AVAILABLE DATA:
· · · ·

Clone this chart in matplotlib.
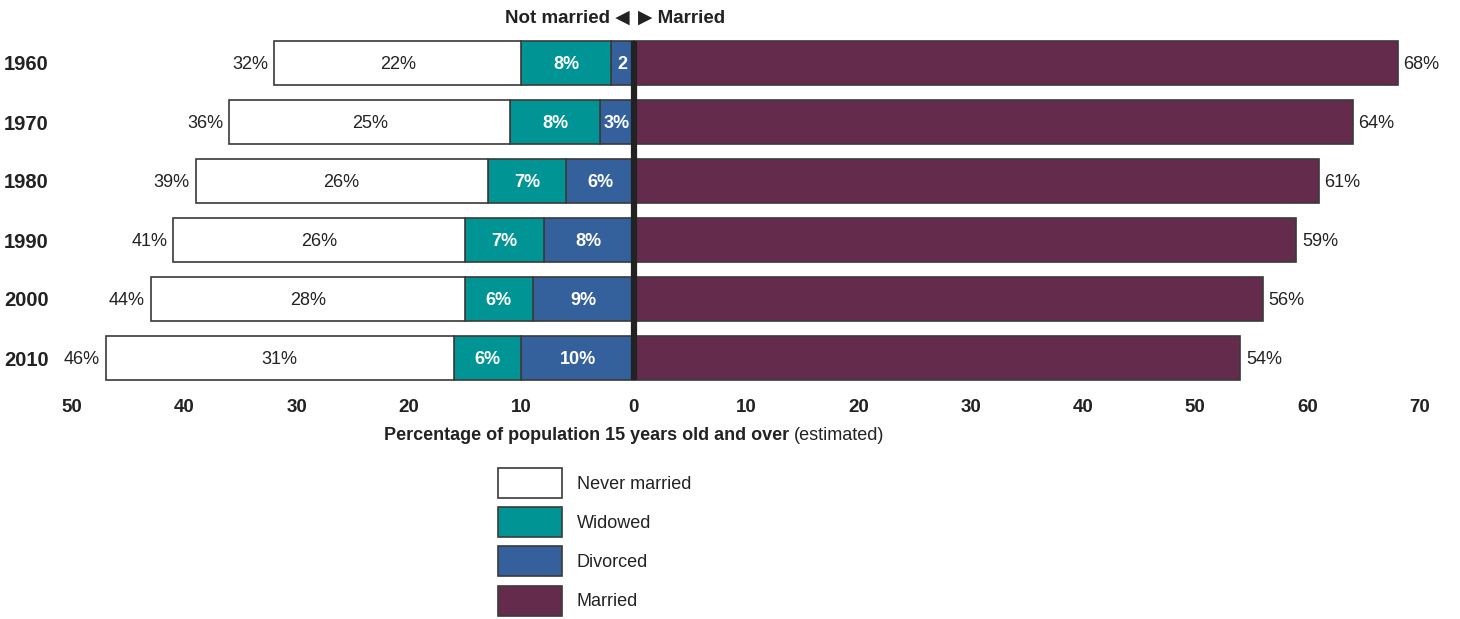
import matplotlib
matplotlib.use('Agg')
import matplotlib.pyplot as plt

# data
years = ['1960', '1970', '1980', '1990', '2000', '2010']
never_married = [22, 25, 26, 26, 28, 31]
widowed = [8, 8, 7, 7, 6, 6]
divorced = [2, 3, 6, 8, 9, 10]
married = [68, 64, 61, 59, 56, 54]
not_married_total = [32, 36, 39, 41, 44, 46]

c_white = '#ffffff'
c_teal = '#009494'
c_blue = '#34609c'
c_maroon = '#652b4c'
edge = '#3a3a3a'
txt = '#222222'

fam = ['Liberation Sans', 'DejaVu Sans']
plt.rcParams['font.family'] = fam

W, H = 1460, 619
fig = plt.figure(figsize=(W / 100, H / 100), dpi=100)
ax = fig.add_axes([72 / W, 1 - 387.5 / H, (1420 - 72) / W, 354 / H])

y = list(range(len(years)))
h = 0.73

left_div = [-d for d in divorced]
left_wid = [-(d + w) for d, w in zip(divorced, widowed)]
left_nev = [-(d + w + n) for d, w, n in zip(divorced, widowed, never_married)]

b_div = ax.barh(y, divorced, left=left_div, height=h, color=c_blue, edgecolor=edge, lw=1.2)
b_wid = ax.barh(y, widowed, left=left_wid, height=h, color=c_teal, edgecolor=edge, lw=1.2)
b_nev = ax.barh(y, never_married, left=left_nev, height=h, color=c_white, edgecolor=edge, lw=1.2)
b_mar = ax.barh(y, married, left=0, height=h, color=c_maroon, edgecolor=edge, lw=1.2)

for i in y:
    yy = i + 0.02
    ax.text(left_nev[i] + never_married[i] / 2, yy, f'{never_married[i]}%', ha='center', va='center',
            fontsize=13, color=txt)
    ax.text(left_wid[i] + widowed[i] / 2, yy, f'{widowed[i]}%', ha='center', va='center',
            fontsize=13, color='white', weight='bold')
    lab = f'{divorced[i]}%' if divorced[i] >= 3 else f'{divorced[i]}'
    ax.text(left_div[i] + divorced[i] / 2, yy, lab, ha='center', va='center',
            fontsize=13, color='white', weight='bold')
    ax.text(left_nev[i] - 0.5, yy, f'{not_married_total[i]}%', ha='right', va='center',
            fontsize=13, color=txt)
    ax.text(married[i] + 0.5, yy, f'{married[i]}%', ha='left', va='center',
            fontsize=13, color=txt)

ax.vlines(0, -0.38, len(years) - 1 + 0.38, color=txt, lw=4.5, zorder=5)

ax.set_xlim(-50, 70)
ax.set_ylim(len(years) - 0.5, -0.5)
ticks = list(range(-50, 71, 10))
ax.set_xticks(ticks)
ax.set_xticklabels([str(abs(t)) for t in ticks], fontsize=13.5, weight='bold', color=txt)
ax.set_yticks(y)
ax.set_yticklabels(years, fontsize=14.5, weight='bold', color=txt)
ax.tick_params(axis='both', length=0)
ax.tick_params(axis='x', pad=8)
for lbl in ax.get_yticklabels():
    lbl.set_horizontalalignment('left')
    lbl.set_x(-63 / 1348)
for s in ax.spines.values():
    s.set_visible(False)

# x axis title: bold part followed by normal part, centred under 0
fig.canvas.draw()
r = fig.canvas.get_renderer()
t1 = fig.text(0, 1 - 436 / H, 'Percentage of population 15 years old and over',
              ha='left', va='center', fontsize=13, weight='bold', color=txt)
t2 = fig.text(0, 1 - 436 / H, '(estimated)', ha='left', va='center', fontsize=13, color=txt)
w1 = t1.get_window_extent(r).width
w2 = t2.get_window_extent(r).width
gap = 5
x0 = 634 - (w1 + gap + w2) / 2
t1.set_x(x0 / W)
t2.set_x((x0 + w1 + gap) / W)

# header arrows
fig.text(630 / W, 1 - 18 / H, 'Not married \u25c0', ha='right', va='center',
         fontsize=13.5, weight='bold', color=txt)
fig.text(638 / W, 1 - 18 / H, '\u25b6 Married', ha='left', va='center',
         fontsize=13.5, weight='bold', color=txt)

leg = fig.legend(handles=[b_nev, b_wid, b_div, b_mar],
                 labels=['Never married', 'Widowed', 'Divorced', 'Married'],
                 loc='upper left', bbox_to_anchor=(493 / W, 1 - 463 / H),
                 frameon=False, fontsize=13, handlelength=3.5, handleheight=2.18,
                 labelspacing=0.5, handletextpad=0.83, borderaxespad=0, borderpad=0.3)
for t in leg.get_texts():
    t.set_color(txt)

fig.savefig('out.png', dpi=100)
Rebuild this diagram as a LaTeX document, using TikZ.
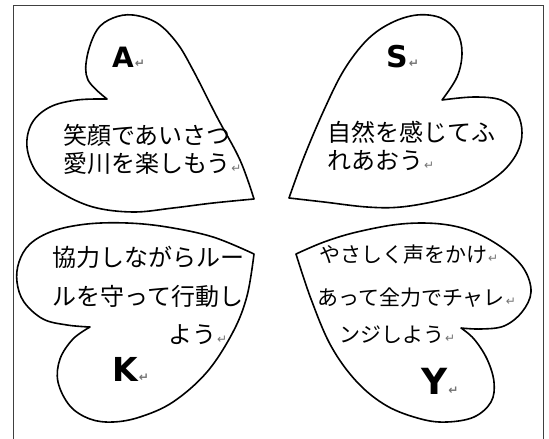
\documentclass[tikz,border=0pt]{standalone}
\usepackage{fontspec}
\newfontfamily\jpfont{Noto Sans CJK JP}
\newfontfamily\letterfont{DejaVu Sans}
\newfontfamily\markfont{DejaVu Sans}
\newcommand{\retmark}{\hspace{1pt}{\markfont\fontsize{12}{12}\selectfont\color{black!55}↵}}

\begin{document}
\begin{tikzpicture}[x=1pt,y=-1pt,
	heart/.style={draw=black,line width=1.6pt,line join=round},
	jp/.style={font=\jpfont\fontsize{24}{28}\selectfont,inner sep=0pt,anchor=base west},
	jpsmall/.style={jp,font=\jpfont\fontsize{21}{25}\selectfont},
	letter/.style={font=\letterfont\bfseries,inner sep=0pt,anchor=base west}]

	\useasboundingbox (0,0) rectangle (549,439);
	\draw[black!75,line width=1pt] (13,439) -- (13,5) -- (543,5) -- (543,439);

	% hearts
	\draw[heart] plot[smooth,tension=.6] coordinates {(107,99) (88,80) (87,57) (97,30) (113,18) (133,15) (157,23) (177,43) (193,70) (217,117) (240,160) (254,199)}
		-- plot[smooth,tension=.6] coordinates {(254,199) (213,203) (173,208) (133,212) (93,207) (60,192) (37,173) (27,147) (32,123) (50,107) (77,100) (107,99)} -- cycle;
	\draw[heart] plot[smooth,tension=.6] coordinates {(442,100) (457,77) (462,53) (457,32) (441,18) (417,15) (391,23) (367,40) (344,70) (324,110) (304,157) (289,198)}
		-- plot[smooth,tension=.6] coordinates {(289,198) (324,202) (367,207) (401,207) (441,200) (474,190) (501,173) (517,153) (522,133) (517,113) (501,100) (474,97) (442,100)} -- cycle;
	\draw[heart] plot[smooth,tension=.6] coordinates {(254,254) (213,237) (167,227) (127,223) (87,224) (53,231) (30,244) (19,262) (17,282) (24,302) (43,319) (67,325) (90,327)}
		-- plot[smooth,tension=.6] coordinates {(90,327) (73,339) (60,359) (58,382) (70,406) (90,419) (113,422) (140,417) (173,402) (207,372) (233,332) (247,296) (254,254)} -- cycle;
	\draw[heart] plot[smooth,tension=.6] coordinates {(296,254) (324,242) (357,232) (401,224) (441,224) (474,232) (504,249) (524,269) (531,292) (522,312) (504,326) (481,329) (461,328)}
		-- plot[smooth,tension=.6] coordinates {(461,328) (474,339) (487,359) (494,382) (491,402) (474,417) (447,422) (421,419) (387,406) (357,382) (331,346) (311,299) (296,254)} -- cycle;

	% A
	\node[letter,font=\letterfont\bfseries\fontsize{28}{28}\selectfont] (letA) at (112,67) {A\retmark};
	\node[jp] (a1) at (63,144) {笑顔であいさつ};
	\node[jp] (a2) at (63,172) {愛川を楽しもう\retmark};

	% S
	\node[letter,font=\letterfont\bfseries\fontsize{30}{30}\selectfont] (letS) at (386,67) {S\retmark};
	\node[jp] (s1) at (327,141) {自然を感じてふ};
	\node[jp] (s2) at (327,169) {れあおう\retmark};

	% K
	\node[jp] (k1) at (52,266) {協力しながらルー};
	\node[jp] (k2) at (52,305) {ルを守って行動し};
	\node[jp] (k3) at (168,343) {よう\retmark};
	\node[letter,font=\letterfont\bfseries\fontsize{33}{33}\selectfont] (letK) at (112,381) {K\retmark};

	% Y
	\node[jpsmall] (y1) at (319,262) {やさしく声をかけ\retmark};
	\node[jpsmall] (y2) at (317,305) {あって全力でチャレ\retmark};
	\node[jpsmall] (y3) at (339,342) {ンジしよう\retmark};
	\node[letter,font=\letterfont\bfseries\fontsize{36}{36}\selectfont] (letY) at (421,394) {Y\retmark};
\end{tikzpicture}
\end{document}
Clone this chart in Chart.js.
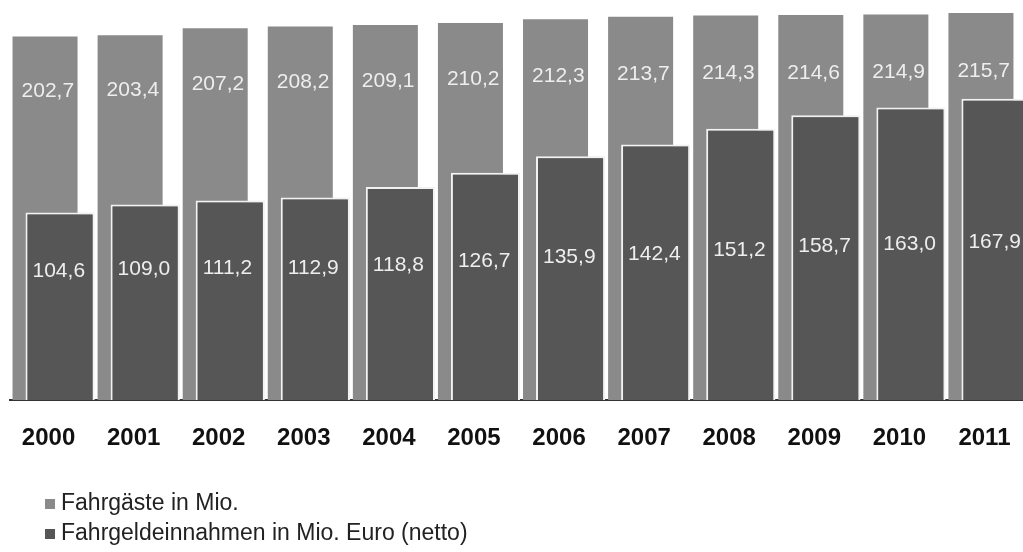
<!DOCTYPE html>
<html>
<head>
<meta charset="utf-8">
<script src="https://cdn.jsdelivr.net/npm/chart.js@4"></script>
<style>
  html, body { margin: 0; padding: 0; background: #fff; overflow: hidden; }
  #wrap { width: 1032px; height: 552px; }
</style>
</head>
<body>
<div id="wrap"><canvas id="chart"></canvas></div>
<script>
const years = ['2000','2001','2002','2003','2004','2005','2006','2007','2008','2009','2010','2011'];
const fahrgaeste = [202.7, 203.4, 207.2, 208.2, 209.1, 210.2, 212.3, 213.7, 214.3, 214.6, 214.9, 215.7];
const einnahmen = [104.6, 109.0, 111.2, 112.9, 118.8, 126.7, 135.9, 142.4, 151.2, 158.7, 163.0, 167.9];

const fmt = v => v.toFixed(1).replace('.', ',');

// front bars must sit on top of the back ones, labels on top of all,
// and the legend is a plain two-line list under the axis
const overlay = {
  id: 'overlay',
  afterDatasetsDraw(chart) {
    const ctx = chart.ctx;
    chart.getDatasetMeta(1).controller.draw();
    const y = chart.scales.y;
    ctx.save();
    ctx.font = '21px "Liberation Sans", Arial, sans-serif';
    ctx.fillStyle = '#eeeeee';
    ctx.textBaseline = 'middle';
    ctx.textAlign = 'left';
    [0, 1].forEach(di => {
      const meta = chart.getDatasetMeta(di);
      const vals = chart.data.datasets[di].data;
      meta.data.forEach((bar, i) => {
        const left = bar.x - bar.width / 2;
        const base = bar.base;
        let ly;
        if (di === 0) ly = bar.y + (base - bar.y) * 0.15;
        else ly = bar.y + (y.getPixelForValue(60) - bar.y) * 0.74;
        ctx.save();
        ctx.beginPath();
        ctx.rect(left, bar.y, bar.width - 2, base - bar.y);
        ctx.clip();
        ctx.fillText(fmt(vals[i]), left + (di === 0 ? 9 : 7), ly);
        ctx.restore();
      });
    });
    ctx.restore();
  },
  afterDraw(chart) {
    const ctx = chart.ctx;
    const top = chart.scales.x.bottom + 22;
    ctx.save();
    ctx.font = '23px "Liberation Sans", Arial, sans-serif';
    ctx.textBaseline = 'middle';
    ctx.textAlign = 'left';
    chart.data.datasets.forEach((ds, i) => {
      const cy = top + i * 30;
      ctx.fillStyle = ds.backgroundColor;
      ctx.fillRect(45, cy - 5, 10, 10);
      ctx.fillStyle = '#222';
      ctx.fillText(ds.label, 61, cy);
    });
    ctx.restore();
  }
};

new Chart(document.getElementById('chart'), {
  type: 'bar',
  data: {
    labels: years,
    datasets: [
      {
        label: 'Fahrgäste in Mio.',
        data: fahrgaeste,
        backgroundColor: '#8a8a8a',
        borderWidth: 0,
        categoryPercentage: 0.353,
        barPercentage: 4.33
      },
      {
        label: 'Fahrgeldeinnahmen in Mio. Euro (netto)',
        data: einnahmen,
        backgroundColor: '#565656',
        borderColor: '#f2f2f2',
        borderWidth: 2,
        borderSkipped: 'bottom',
        categoryPercentage: 0.353,
        barPercentage: 4.6
      }
    ]
  },
  options: {
    responsive: true,
    maintainAspectRatio: false,
    animation: false,
    layout: { padding: { left: 10, right: 1, top: 0, bottom: 70 } },
    scales: {
      x: {
        grid: { display: false, drawTicks: false },
        border: { display: true, color: '#333', width: 2 },
        ticks: {
          color: '#111',
          font: { family: '"Liberation Sans", Arial', size: 24, weight: 'bold', lineHeight: 2 },
          padding: 14,
          labelOffset: -4,
          maxRotation: 0
        },
        afterFit(scale) { scale.height = 82; }
      },
      y: {
        display: false,
        min: 0,
        max: 223
      }
    },
    plugins: {
      legend: { display: false },
      tooltip: { enabled: false }
    }
  },
  plugins: [overlay]
});
</script>
</body>
</html>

· · · ·

WHAT TO PRODUCE:
Transcribe the entries from their first line to the line that holds "left_nev = [-(d", both included, and skip every picture.

RESULT FOR THIS EXERCISE:
Clone this chart in matplotlib.
import matplotlib
matplotlib.use('Agg')
import matplotlib.pyplot as plt

# data
years = ['1960', '1970', '1980', '1990', '2000', '2010']
never_married = [22, 25, 26, 26, 28, 31]
widowed = [8, 8, 7, 7, 6, 6]
divorced = [2, 3, 6, 8, 9, 10]
married = [68, 64, 61, 59, 56, 54]
not_married_total = [32, 36, 39, 41, 44, 46]

c_white = '#ffffff'
c_teal = '#009494'
c_blue = '#34609c'
c_maroon = '#652b4c'
edge = '#3a3a3a'
txt = '#222222'

fam = ['Liberation Sans', 'DejaVu Sans']
plt.rcParams['font.family'] = fam

W, H = 1460, 619
fig = plt.figure(figsize=(W / 100, H / 100), dpi=100)
ax = fig.add_axes([72 / W, 1 - 387.5 / H, (1420 - 72) / W, 354 / H])

y = list(range(len(years)))
h = 0.73

left_div = [-d for d in divorced]
left_wid = [-(d + w) for d, w in zip(divorced, widowed)]
left_nev = [-(d + w + n) for d, w, n in zip(divorced, widowed, never_married)]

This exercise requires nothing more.